From John Fletcher, The Faithful Shepherdess (1609-10), ‘To the Worthy Author, Master John Fletcher’

[From The Faithful Shepherdess]

 To the Worthy Author,  Master John Fletcher

The wise and  many-headed  bench, that sits

Upon the life and death of plays and wits,

(Composed of  Gamester,  Captain,  Knight, Knight’s man,

Lady, or  Pucelle, that wears  mask or fan,

Velvet or taffeta  cap, ranked in the dark 5

With the shop’s foreman, or some such brave spark,

That may judge for his  sixpence) had, before

They saw it half, damned thy whole play, and more;

Their  motives were,  since it had not  to do

With vices, which they looked for, and came to. 10

I, that am glad  thy innocence was thy guilt,

And wish that all the muses’ blood were spilt

In such a martyrdom, to vex their eyes,

Do  crown thy murdered  poem: which shall rise

A glorified work to time, when  fire, 15

Or moths, shall eat what all these fools admire.

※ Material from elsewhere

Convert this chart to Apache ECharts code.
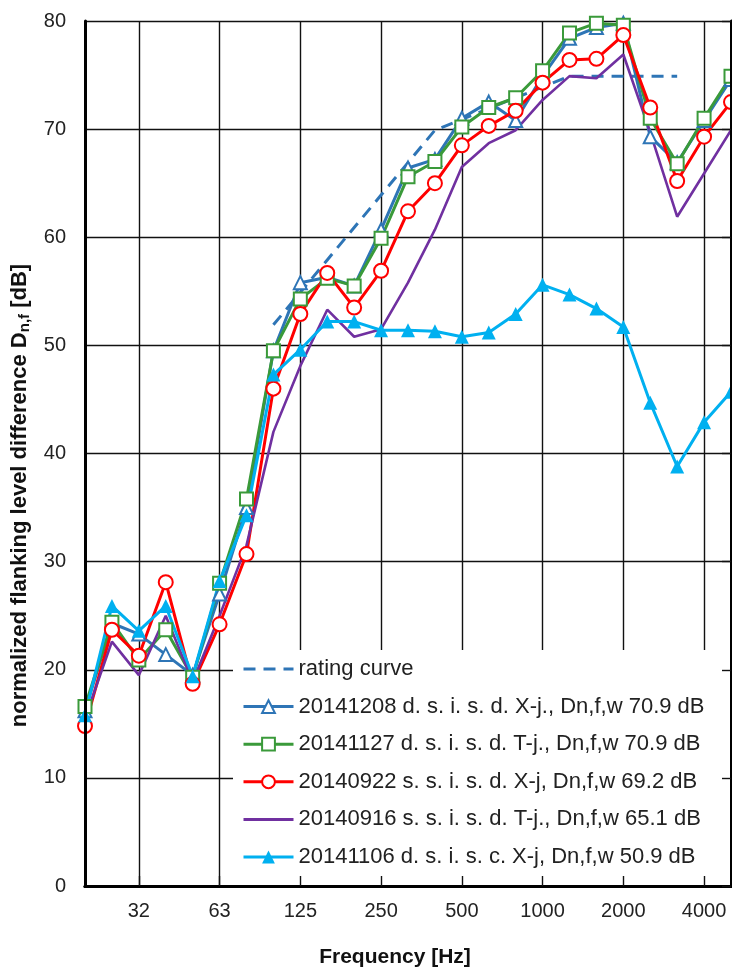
<!DOCTYPE html>
<html>
<head>
  <meta charset="utf-8" />
  <title>Flanking level difference</title>
  <script src="https://cdn.jsdelivr.net/npm/echarts@6/dist/echarts.min.js"></script>
  <style>
    html, body { margin: 0; padding: 0; background: #fff; }
    #main { width: 732px; height: 973px; }
  </style>
</head>
<body>
  <div id="main"></div>
  <script>
    // third-octave bands 20 Hz .. 5000 Hz
    var categories = ['20', '25', '32', '40', '50', '63', '80', '100', '125', '160', '200', '250', '315',
      '400', '500', '630', '800', '1000', '1250', '1600', '2000', '2500', '3150', '4000', '5000'];
    var octaveLabels = ['32', '63', '125', '250', '500', '1000', '2000', '4000'];
    var yTicks = { min: 0, max: 80, step: 10 };

    var ratingCurve = [null, null, null, null, null, null, null,
      51.9, 54.9, 57.9, 60.9, 63.9, 66.9, 69.9, 70.9, 71.9, 72.9, 73.9, 74.9, 74.9, 74.9, 74.9, 74.9, null, null];
    var s20141208 = [16.2, 24.3, 23.3, 21.4, 19.5, 27.0, 35.0, 49.5, 55.8, 56.3, 55.5, 60.7, 66.4,
      67.2, 71.0, 72.5, 70.8, 74.9, 78.4, 79.4, 79.8, 69.3, 66.9, 70.8, 74.6];
    var s20141127 = [16.6, 24.4, 20.9, 23.7, 19.3, 28.0, 35.8, 49.5, 54.3, 56.2, 55.5, 59.9, 65.6,
      67.0, 70.2, 72.0, 72.9, 75.4, 78.9, 79.8, 79.6, 71.0, 66.8, 71.0, 74.9];
    var s20140922 = [14.8, 23.7, 21.3, 28.1, 18.7, 24.2, 30.7, 46.0, 52.9, 56.7, 53.5, 56.9, 62.4,
      65.0, 68.5, 70.3, 71.7, 74.3, 76.4, 76.5, 78.7, 72.0, 65.2, 69.3, 72.5];
    var s20140916 = [15.5, 22.6, 19.5, 25.0, 18.9, 25.0, 31.5, 42.0, 48.1, 53.3, 50.8, 51.5, 55.8,
      60.7, 66.5, 68.7, 69.9, 72.7, 74.9, 74.7, 76.9, 69.7, 61.9, 65.9, 69.9];
    var s20141106 = [15.8, 25.9, 23.6, 25.9, 19.4, 28.2, 34.3, 47.3, 49.6, 52.2, 52.2, 51.4, 51.4,
      51.3, 50.8, 51.2, 52.9, 55.6, 54.7, 53.4, 51.7, 44.7, 38.8, 42.9, 45.7];

    var names = [
      'rating curve',
      '20141208 d. s. i. s. d. X-j., Dn,f,w 70.9 dB',
      '20141127 d. s. i. s. d. T-j., Dn,f,w 70.9 dB',
      '20140922 s. s. i. s. d. X-j, Dn,f,w 69.2 dB',
      '20140916 s. s. i. s. d. T-j., Dn,f,w 65.1 dB',
      '20141106 d. s. i. s. c. X-j, Dn,f,w 50.9 dB'
    ];

    var FONT = 'Liberation Sans, Arial, sans-serif';
    function isOctave(i, v) { return octaveLabels.indexOf(v) >= 0; }

    var chart = echarts.init(document.getElementById('main'));
    var option = {
      animation: false,
      backgroundColor: '#fff',
      grid: { left: 85, right: 1, top: 21, bottom: 86 },
      legend: {
        orient: 'vertical',
        left: 233,
        top: 650,
        backgroundColor: '#fff',
        padding: [8, 30, 21, 9],
        itemWidth: 50,
        itemHeight: 16,
        itemGap: 15.6,
        lineStyle: { width: 3 },
        textStyle: { fontFamily: FONT, fontSize: 22, lineHeight: 22, color: '#222' },
        data: names
      },
      xAxis: [{
        type: 'category',
        data: categories,
        boundaryGap: false,
        axisLine: { show: false },
        axisTick: { show: false },
        axisLabel: { interval: isOctave, margin: 15, fontFamily: FONT, fontSize: 20, color: '#222' },
        splitLine: { show: true, interval: isOctave, lineStyle: { color: '#111', width: 1.4 } },
        name: 'Frequency [Hz]',
        nameLocation: 'middle',
        nameGap: 61,
        nameTextStyle: { fontFamily: FONT, fontSize: 21, fontWeight: 'bold', color: '#111', padding: [0, 26, 0, 0] }
      }, {
        type: 'category',
        data: categories,
        boundaryGap: false,
        position: 'bottom',
        z: 10,
        axisLine: { show: true, lineStyle: { color: '#000', width: 3 } },
        axisTick: { show: true, inside: true, length: 10, interval: isOctave, lineStyle: { color: '#111', width: 1.4 } },
        axisLabel: { show: false },
        splitLine: { show: false }
      }, {
        type: 'category',
        data: categories,
        boundaryGap: false,
        position: 'top',
        z: 10,
        axisLine: { show: true, lineStyle: { color: '#000', width: 3 } },
        axisTick: { show: false },
        axisLabel: { show: false },
        splitLine: { show: false }
      }],
      yAxis: [{
        type: 'value',
        min: yTicks.min,
        max: yTicks.max,
        interval: yTicks.step,
        axisLine: { show: false },
        axisTick: { show: false },
        axisLabel: { margin: 19, fontFamily: FONT, fontSize: 20, color: '#222' },
        splitLine: { show: true, lineStyle: { color: '#111', width: 1.4 } },
        name: '{t|normalized flanking level difference D}{s|n,f}{t| [dB]}',
        nameLocation: 'middle',
        nameGap: 50,
        nameTextStyle: {
          padding: [0, 84, 0, 0],
          rich: {
            t: { fontFamily: FONT, fontSize: 22, fontWeight: 'bold', color: '#111' },
            s: { fontFamily: FONT, fontSize: 15, fontWeight: 'bold', color: '#111', padding: [11, 0, 0, 0] }
          }
        }
      }, {
        type: 'value',
        min: yTicks.min,
        max: yTicks.max,
        interval: yTicks.step,
        position: 'left',
        z: 10,
        axisLine: { show: true, lineStyle: { color: '#000', width: 3 } },
        axisTick: { show: false },
        axisLabel: { show: false },
        splitLine: { show: false }
      }, {
        type: 'value',
        min: yTicks.min,
        max: yTicks.max,
        interval: yTicks.step,
        position: 'right',
        z: 10,
        axisLine: { show: true, lineStyle: { color: '#000', width: 3 } },
        axisTick: { show: true, inside: true, length: 9, lineStyle: { color: '#111', width: 1.4 } },
        axisLabel: { show: false },
        splitLine: { show: false }
      }],
      series: [{
        name: names[0],
        type: 'line',
        data: ratingCurve,
        symbol: 'none',
        color: '#2E75B6',
        itemStyle: { opacity: 0 },
        lineStyle: { color: '#2E75B6', width: 3, type: [12, 8] }
      }, {
        name: names[1],
        type: 'line',
        data: s20141208,
        symbol: 'emptyTriangle',
        symbolSize: 13,
        color: '#2E75B6',
        itemStyle: { color: '#2E75B6', borderWidth: 1.6 },
        lineStyle: { color: '#2E75B6', width: 3 }
      }, {
        name: names[2],
        type: 'line',
        data: s20141127,
        symbol: 'emptyRect',
        symbolSize: 13,
        color: '#3A9A3A',
        itemStyle: { color: '#3A9A3A', borderWidth: 1.6 },
        lineStyle: { color: '#3A9A3A', width: 3 }
      }, {
        name: names[3],
        type: 'line',
        data: s20140922,
        symbol: 'emptyCircle',
        symbolSize: 14,
        color: '#FF0000',
        itemStyle: { color: '#FF0000', borderWidth: 1.6 },
        lineStyle: { color: '#FF0000', width: 3 }
      }, {
        name: names[4],
        type: 'line',
        data: s20140916,
        symbol: 'none',
        color: '#7030A0',
        itemStyle: { opacity: 0 },
        lineStyle: { color: '#7030A0', width: 2.6 }
      }, {
        name: names[5],
        type: 'line',
        data: s20141106,
        symbol: 'triangle',
        symbolSize: 14,
        color: '#00B0F0',
        itemStyle: { color: '#00B0F0' },
        lineStyle: { color: '#00B0F0', width: 3 }
      }]
    };
    chart.setOption(option);
  </script>
</body>
</html>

To the Worthy Author Prefixed to John Fletcher, The Faithful Shepherdess (?1610), sig. A4, where it follows dedicatory verses by Nathan Field and Francis Beaumont. It is followed by a poem by George Chapman, which pushes Jonson from his favoured final place in groups of dedicatory verse. The preliminaries to this volume are often found incomplete in surviving copies. Of the date Greg says ‘it is impossible to say more than that the play was in print by the spring of 1610’ (Beaumont and Fletcher, The Works: Variorum Edition, 3.3). Fletcher claimed in his address ‘To the Reader’ that the play was poorly received because his audience failed to understand tragicomedy, and preferred ‘Whitsun ales, cream, wassail, and morris-dances’ (Beaumont and Fletcher, The Dramatic Works, 3.497). The poem draws on character-types similar to several of those in the roughly contemporary Epigrams. Its sympathy for Fletcher may be based on Jonson’s memory of having Sej. hissed from the stage in 1603. Cf. Informations, 170–1, which describes The Faithful Shepherdess as ‘a tragicomedy well done’.[Editor: Colin Burrow]
Title Master] Fletcher (M.)
1 many-headed Immediately qualifies ‘wise’, since the phrase is often used of the ignorant multitude (as in Horace, Epistles, 1.1.76).
1 bench judiciary.
3 Gamester Cf. Epigr. 21. The abstract nouns are italicized and capitalized in Fletcher, as though they are the names of character types in one of Jonson’s plays or epigrams.
3 Captain For the contemptuous usage, see Epigr. 87 headnote.
3 Knight, Knight’s man Cf. Epigr. 3.9–10.
4 Pucelle Whore.
4 mask Cf. Stubbes, Anatomy (1583), sig. G2 (describing harlots): ‘When they use to ride abroad, they have invisories, or visors made of velvet, wherewith they cover all their faces.’
5 cap A sign of a citizen’s wife with social pretensions. Cf. Und. 42.28.
7 sixpence The lowest price for admission to the indoor theatres (Gurr, 1980, 12). Cf. Bart. Fair, Ind. 71.
9 motives reasons.
9 since that.
9 to do To ‘have to do’ with can mean have sex with. The playgoers want bawdy.
11 thy . . . guilt that your moral innocence made these judges condemn you.
14 crown Donaldson OSA suggests a pun on an obsolete sense ‘to hold a coroner’s inquest on’ (OED, v.2).
14 poem The same word is used of the play in Fletcher’s address ‘To the Reader’.
15–16 fire . . . moths Cf. Matthew, 6.19–20: ‘Lay not up for yourselves treasures upon earth, where moth and rust doth corrupt, and where thieves break through and steal: But lay up for yourselves treasures in heaven, where neither moth nor rust doth corrupt, and where thieves do not break through nor steal’; Luke, 12.33: ‘Sell that ye have, and give alms; provide yourselves bags which wax not old, a treasure in the heavens that faileth not, where no thief approacheth, neither moth corrupteth.’